Why 'Friday' just might be the future of pop - wallflower
http://www.sfgate.com/cgi-bin/article.cgi?f=/g/a/2011/04/21/apop042111.DTL

======
martythemaniak
If every song you make can be classified as "the worst pop song in history", I
guess that must be some kind of rare talent for which you can get paid.

In other news, tomorrow is a holiday, so technically today is Friday Friday -
time to get down on Friday. Just had my cereal, gonna take the elevator to get
down to the first floor, walk to work, get some codin done on Friday Friday.

------
trotsky
Pretty interesting article. Apologies for going off topic.
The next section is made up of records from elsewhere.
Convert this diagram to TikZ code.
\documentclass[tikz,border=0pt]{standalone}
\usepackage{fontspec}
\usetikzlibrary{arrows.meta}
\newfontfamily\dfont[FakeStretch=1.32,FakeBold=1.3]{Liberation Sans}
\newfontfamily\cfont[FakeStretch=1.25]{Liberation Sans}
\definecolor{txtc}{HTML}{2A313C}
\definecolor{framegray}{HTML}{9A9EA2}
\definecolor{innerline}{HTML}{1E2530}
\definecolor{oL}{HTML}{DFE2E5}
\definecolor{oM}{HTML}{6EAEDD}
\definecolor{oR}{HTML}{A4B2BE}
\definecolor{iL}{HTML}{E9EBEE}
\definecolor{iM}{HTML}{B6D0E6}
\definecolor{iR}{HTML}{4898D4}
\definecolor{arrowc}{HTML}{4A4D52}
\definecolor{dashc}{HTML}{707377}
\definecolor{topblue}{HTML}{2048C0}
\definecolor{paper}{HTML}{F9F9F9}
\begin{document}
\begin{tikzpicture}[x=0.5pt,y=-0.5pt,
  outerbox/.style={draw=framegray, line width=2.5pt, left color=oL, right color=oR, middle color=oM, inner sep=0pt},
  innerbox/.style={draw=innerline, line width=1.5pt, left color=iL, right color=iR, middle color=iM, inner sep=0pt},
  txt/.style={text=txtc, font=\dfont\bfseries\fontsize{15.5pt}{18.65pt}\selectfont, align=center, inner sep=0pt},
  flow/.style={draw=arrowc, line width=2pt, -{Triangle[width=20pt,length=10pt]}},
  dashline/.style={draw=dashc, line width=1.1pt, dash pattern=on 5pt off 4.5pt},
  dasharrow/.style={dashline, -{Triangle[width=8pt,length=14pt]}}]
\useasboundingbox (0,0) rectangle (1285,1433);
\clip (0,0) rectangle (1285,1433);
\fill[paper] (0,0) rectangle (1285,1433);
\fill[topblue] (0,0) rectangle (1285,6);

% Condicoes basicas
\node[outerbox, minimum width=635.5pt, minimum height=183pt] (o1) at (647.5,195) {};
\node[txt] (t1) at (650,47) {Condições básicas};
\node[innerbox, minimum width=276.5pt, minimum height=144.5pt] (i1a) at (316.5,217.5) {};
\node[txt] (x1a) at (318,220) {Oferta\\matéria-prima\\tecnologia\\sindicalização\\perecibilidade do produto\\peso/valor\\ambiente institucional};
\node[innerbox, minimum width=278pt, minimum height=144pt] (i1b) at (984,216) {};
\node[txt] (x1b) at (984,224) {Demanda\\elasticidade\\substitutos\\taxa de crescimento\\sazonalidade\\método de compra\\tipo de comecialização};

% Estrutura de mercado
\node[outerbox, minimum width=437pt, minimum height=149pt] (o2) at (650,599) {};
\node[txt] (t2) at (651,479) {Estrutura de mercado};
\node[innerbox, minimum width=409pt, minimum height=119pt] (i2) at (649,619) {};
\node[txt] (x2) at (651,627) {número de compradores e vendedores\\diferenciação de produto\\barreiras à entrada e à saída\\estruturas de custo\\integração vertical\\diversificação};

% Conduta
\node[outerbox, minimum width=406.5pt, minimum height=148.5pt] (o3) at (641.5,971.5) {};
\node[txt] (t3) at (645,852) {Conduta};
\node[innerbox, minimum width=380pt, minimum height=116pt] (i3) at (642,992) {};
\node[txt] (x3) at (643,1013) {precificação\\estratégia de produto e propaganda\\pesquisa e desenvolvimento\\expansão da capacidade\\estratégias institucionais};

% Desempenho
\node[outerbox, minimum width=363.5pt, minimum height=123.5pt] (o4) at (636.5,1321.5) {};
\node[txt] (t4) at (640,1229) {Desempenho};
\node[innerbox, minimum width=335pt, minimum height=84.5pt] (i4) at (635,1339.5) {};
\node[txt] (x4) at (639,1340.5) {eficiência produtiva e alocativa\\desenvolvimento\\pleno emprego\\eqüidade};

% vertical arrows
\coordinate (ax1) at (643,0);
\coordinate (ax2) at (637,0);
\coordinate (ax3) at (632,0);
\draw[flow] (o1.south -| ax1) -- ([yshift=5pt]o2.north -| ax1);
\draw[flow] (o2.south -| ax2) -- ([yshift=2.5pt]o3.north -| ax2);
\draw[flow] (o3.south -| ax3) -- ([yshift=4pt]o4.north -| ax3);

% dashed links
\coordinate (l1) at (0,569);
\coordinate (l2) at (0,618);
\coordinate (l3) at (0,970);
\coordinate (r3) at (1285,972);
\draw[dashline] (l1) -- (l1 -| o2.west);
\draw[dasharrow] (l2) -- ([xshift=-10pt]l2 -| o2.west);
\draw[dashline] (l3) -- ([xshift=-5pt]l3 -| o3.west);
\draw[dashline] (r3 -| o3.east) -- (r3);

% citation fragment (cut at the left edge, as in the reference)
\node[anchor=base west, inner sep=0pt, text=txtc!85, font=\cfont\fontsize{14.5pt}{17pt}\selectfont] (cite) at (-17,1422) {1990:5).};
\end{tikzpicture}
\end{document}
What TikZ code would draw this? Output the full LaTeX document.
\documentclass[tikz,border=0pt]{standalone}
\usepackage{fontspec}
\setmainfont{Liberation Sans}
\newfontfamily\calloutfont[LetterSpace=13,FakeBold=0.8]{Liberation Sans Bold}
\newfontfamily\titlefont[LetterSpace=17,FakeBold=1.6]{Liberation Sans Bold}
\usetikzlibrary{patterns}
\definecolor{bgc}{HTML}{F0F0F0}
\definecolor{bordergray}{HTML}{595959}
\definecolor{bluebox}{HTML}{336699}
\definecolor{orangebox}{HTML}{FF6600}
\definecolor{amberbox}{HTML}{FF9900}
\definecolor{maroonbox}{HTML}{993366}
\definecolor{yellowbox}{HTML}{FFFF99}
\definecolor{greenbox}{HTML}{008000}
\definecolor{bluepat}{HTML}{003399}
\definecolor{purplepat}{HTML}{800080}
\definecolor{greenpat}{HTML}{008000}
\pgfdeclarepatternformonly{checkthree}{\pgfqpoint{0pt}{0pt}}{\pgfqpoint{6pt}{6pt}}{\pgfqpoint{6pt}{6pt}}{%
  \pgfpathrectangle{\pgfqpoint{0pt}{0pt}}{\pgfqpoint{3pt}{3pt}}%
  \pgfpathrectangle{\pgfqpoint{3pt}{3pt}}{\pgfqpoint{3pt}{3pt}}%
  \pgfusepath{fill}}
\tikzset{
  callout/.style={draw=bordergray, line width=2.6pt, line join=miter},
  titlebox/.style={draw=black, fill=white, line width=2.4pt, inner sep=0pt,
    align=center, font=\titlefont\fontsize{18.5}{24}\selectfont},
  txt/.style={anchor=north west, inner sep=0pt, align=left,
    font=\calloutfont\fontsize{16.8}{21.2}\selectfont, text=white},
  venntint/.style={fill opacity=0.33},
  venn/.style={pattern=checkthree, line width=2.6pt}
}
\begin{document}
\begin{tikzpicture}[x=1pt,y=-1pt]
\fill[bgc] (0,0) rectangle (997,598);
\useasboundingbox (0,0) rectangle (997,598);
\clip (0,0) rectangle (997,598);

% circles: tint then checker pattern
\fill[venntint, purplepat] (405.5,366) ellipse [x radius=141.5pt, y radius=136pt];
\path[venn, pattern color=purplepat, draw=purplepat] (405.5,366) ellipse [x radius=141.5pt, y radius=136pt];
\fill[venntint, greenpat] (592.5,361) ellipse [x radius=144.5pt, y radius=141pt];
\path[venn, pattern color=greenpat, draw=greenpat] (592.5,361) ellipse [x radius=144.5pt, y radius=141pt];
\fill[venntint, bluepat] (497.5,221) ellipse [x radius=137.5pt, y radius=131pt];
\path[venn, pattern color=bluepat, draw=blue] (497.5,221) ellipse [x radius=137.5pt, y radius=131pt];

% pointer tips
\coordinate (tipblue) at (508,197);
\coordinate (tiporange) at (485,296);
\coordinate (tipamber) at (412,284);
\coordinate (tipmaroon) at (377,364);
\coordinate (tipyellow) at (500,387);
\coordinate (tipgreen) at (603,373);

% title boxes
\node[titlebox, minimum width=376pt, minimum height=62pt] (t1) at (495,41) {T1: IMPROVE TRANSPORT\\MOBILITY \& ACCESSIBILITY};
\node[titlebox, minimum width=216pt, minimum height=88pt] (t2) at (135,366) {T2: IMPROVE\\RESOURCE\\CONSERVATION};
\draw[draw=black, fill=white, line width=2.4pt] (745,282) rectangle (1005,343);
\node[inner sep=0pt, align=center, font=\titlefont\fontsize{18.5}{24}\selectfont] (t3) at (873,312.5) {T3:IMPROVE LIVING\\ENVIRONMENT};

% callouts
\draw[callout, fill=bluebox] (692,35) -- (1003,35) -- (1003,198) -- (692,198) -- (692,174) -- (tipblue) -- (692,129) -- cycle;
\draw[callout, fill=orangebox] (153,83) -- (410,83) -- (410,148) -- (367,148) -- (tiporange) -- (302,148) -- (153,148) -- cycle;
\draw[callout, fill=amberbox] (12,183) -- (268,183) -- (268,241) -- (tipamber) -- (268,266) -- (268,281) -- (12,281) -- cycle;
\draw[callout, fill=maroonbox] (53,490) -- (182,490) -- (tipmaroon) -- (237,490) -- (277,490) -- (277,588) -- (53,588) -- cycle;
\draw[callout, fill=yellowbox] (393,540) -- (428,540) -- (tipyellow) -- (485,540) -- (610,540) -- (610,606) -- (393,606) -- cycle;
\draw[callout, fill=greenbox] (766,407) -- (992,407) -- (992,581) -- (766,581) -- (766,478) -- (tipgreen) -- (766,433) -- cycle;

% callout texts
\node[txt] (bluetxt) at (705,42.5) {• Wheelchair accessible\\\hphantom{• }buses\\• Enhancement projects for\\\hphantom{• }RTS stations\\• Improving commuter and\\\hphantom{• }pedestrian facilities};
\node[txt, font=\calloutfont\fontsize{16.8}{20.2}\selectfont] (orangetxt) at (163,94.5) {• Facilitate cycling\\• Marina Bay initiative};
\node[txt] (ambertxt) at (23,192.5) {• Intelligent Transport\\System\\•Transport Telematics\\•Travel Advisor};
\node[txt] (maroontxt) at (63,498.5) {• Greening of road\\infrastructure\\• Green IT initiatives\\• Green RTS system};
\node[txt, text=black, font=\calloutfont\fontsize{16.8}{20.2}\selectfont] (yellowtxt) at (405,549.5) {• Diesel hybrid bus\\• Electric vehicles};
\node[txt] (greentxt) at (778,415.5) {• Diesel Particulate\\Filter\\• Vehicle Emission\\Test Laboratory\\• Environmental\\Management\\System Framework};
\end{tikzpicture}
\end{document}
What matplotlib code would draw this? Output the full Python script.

I choose not to have Adobe flash installed at all. Yes, this can be a hard
road on the Internet, but I think recent flash 0days at least give some weight
to the approach.

One bright spot in an otherwise plugin filled world is youtube. I use chrome,
an html5 video compliant browser, and youtube lets me opt in to their html5
trial.

Most of the time, this works great. The videos look good, stream well, no
problem. But sometimes, like in the case of this friday video youtube insists
that I need the flash plugin. Why? It's not that it isn't encoded correctly -
as far as I know it's that it has an ad. And google has decided it'd be too
easy to skip the ad with html5 or it can't play it so it just doesn't let me
watch it. Of course, if I can't watch the video I'm not seeing the ad anyway.

Here is the kicker though. To watch the video I picked up my phone and opened
the youtube application. I don't have flash installed on my phone either, but
the youtube app is happy to just play the basic h.264. The kicker? Well,
youtube didn't show me an ad there either.

Sorry for the rant. Is youtube ever going to start treating their html5 video
as a first class citizen?